The Berceuse, with the Bolero, is a genuine Chopin rarity. Not only did Chopin write only one, but you can see why pianists avoid it – "simple" music of horrendous interpretive difficulty. Its main problem is that it almost never changes key or significantly varies the left hand. In that regard, it's almost minimalist. How do you keep interest? Moravec does so by hesitating at the right moments – the ones where the possibility of change becomes apparent, thus building in a necessary, though low-key tension (this is, after all, a lullaby) as you wonder about the outcome.

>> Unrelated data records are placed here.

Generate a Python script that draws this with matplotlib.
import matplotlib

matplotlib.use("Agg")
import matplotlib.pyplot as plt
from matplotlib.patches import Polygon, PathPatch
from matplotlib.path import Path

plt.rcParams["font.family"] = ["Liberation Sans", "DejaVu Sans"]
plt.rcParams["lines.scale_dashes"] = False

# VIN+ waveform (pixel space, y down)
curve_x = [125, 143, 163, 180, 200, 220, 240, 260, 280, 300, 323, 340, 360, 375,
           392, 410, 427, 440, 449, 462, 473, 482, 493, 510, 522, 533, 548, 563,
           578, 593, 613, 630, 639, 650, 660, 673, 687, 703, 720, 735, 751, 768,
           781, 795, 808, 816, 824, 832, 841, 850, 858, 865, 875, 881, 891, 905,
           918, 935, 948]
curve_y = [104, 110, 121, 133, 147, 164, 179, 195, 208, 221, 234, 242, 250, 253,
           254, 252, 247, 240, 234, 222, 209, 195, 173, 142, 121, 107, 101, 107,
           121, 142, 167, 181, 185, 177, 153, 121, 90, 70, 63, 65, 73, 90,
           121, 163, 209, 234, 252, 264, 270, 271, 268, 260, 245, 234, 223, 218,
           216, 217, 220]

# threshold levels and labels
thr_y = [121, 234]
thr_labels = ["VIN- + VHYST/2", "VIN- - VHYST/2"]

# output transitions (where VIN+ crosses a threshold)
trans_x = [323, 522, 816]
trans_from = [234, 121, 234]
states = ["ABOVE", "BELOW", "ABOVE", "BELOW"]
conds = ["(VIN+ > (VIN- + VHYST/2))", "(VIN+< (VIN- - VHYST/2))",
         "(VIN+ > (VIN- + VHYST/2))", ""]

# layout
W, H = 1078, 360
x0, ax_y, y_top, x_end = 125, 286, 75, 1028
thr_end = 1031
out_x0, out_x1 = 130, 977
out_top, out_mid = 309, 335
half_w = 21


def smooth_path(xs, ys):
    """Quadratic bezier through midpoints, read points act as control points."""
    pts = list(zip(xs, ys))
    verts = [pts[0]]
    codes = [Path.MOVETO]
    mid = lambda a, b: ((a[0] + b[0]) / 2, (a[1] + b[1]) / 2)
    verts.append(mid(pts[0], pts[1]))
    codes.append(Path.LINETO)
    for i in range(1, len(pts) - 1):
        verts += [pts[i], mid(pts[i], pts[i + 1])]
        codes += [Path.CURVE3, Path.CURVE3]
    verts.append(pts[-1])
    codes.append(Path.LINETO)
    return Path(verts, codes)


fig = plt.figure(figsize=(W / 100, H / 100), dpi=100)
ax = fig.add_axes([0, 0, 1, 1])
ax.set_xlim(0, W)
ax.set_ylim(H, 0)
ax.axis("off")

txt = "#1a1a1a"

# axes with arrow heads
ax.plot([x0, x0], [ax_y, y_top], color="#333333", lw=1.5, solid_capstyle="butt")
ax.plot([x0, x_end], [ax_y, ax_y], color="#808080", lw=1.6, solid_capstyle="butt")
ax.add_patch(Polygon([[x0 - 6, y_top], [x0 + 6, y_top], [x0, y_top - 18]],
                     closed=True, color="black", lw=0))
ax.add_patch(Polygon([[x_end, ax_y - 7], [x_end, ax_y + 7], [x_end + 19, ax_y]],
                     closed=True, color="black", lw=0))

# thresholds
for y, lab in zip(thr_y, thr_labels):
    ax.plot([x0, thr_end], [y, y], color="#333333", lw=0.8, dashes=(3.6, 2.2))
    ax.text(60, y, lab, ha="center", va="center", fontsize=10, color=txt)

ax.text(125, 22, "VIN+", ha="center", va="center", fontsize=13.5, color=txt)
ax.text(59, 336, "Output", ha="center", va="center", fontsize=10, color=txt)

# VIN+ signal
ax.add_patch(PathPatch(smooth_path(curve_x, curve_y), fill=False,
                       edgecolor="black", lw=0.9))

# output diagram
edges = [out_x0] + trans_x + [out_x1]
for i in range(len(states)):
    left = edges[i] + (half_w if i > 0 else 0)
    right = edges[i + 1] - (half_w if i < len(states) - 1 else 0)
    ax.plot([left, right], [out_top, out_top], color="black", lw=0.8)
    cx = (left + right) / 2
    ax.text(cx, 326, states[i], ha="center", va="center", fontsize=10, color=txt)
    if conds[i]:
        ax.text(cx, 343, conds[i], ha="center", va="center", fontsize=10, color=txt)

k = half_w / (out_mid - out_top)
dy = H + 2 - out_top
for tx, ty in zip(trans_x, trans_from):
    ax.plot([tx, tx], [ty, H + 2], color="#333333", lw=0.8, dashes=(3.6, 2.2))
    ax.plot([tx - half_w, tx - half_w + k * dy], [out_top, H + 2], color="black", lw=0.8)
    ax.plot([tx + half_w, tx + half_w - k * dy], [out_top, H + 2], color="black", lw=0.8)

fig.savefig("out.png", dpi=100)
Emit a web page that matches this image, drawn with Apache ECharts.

I find the fourth the most ruminative of Chopin's ballades. This sort of thing is right up Moravec's street. Compared to some players I've heard, Moravec understates things. Those of you wanting your Chopin sautéed in chicken fat should avoid this. For me, however, Moravec makes the passion of the piece more convincing, rather than less. The quick parts of the piece are less an occasion for shock and awe at the grapeshot fired from the fingers than for building an argument. In short, the fireworks don't interrupt the reverie as much as they show the other side of it.
The mazurkas are fun. Moravec takes the opening of the first in a way that connects with Bartók's piano dances, with shifting accents. The second is a delicate marvel, without slipping into the fey. Moravec manages to hint at an underlying steel, without becoming pushy. This elegant restraint runs over into the third mazurka. The hesitations in phrasing are distinct, but never overdone. To me, this is a model of rubato.
My favorite work (and my favorite performance) on the CD is the f-minor Fantaisie. In too many hands, it doesn't come off as much of anything, except noodling around. Moravec delivers a powerful, moving account, making you feel the pianistic ornaments as an intensification, rather than a dissipation, of emotion. It's a difficult work, in the sense that Chopin shifts emotional gears on a dime. Moravec matches him and creates one gigantic, almost phantasmagoric span.
The recording has a touch more bass than I like, but only if I listen for it. Mostly, I'm too caught up in Moravec's music-making to notice.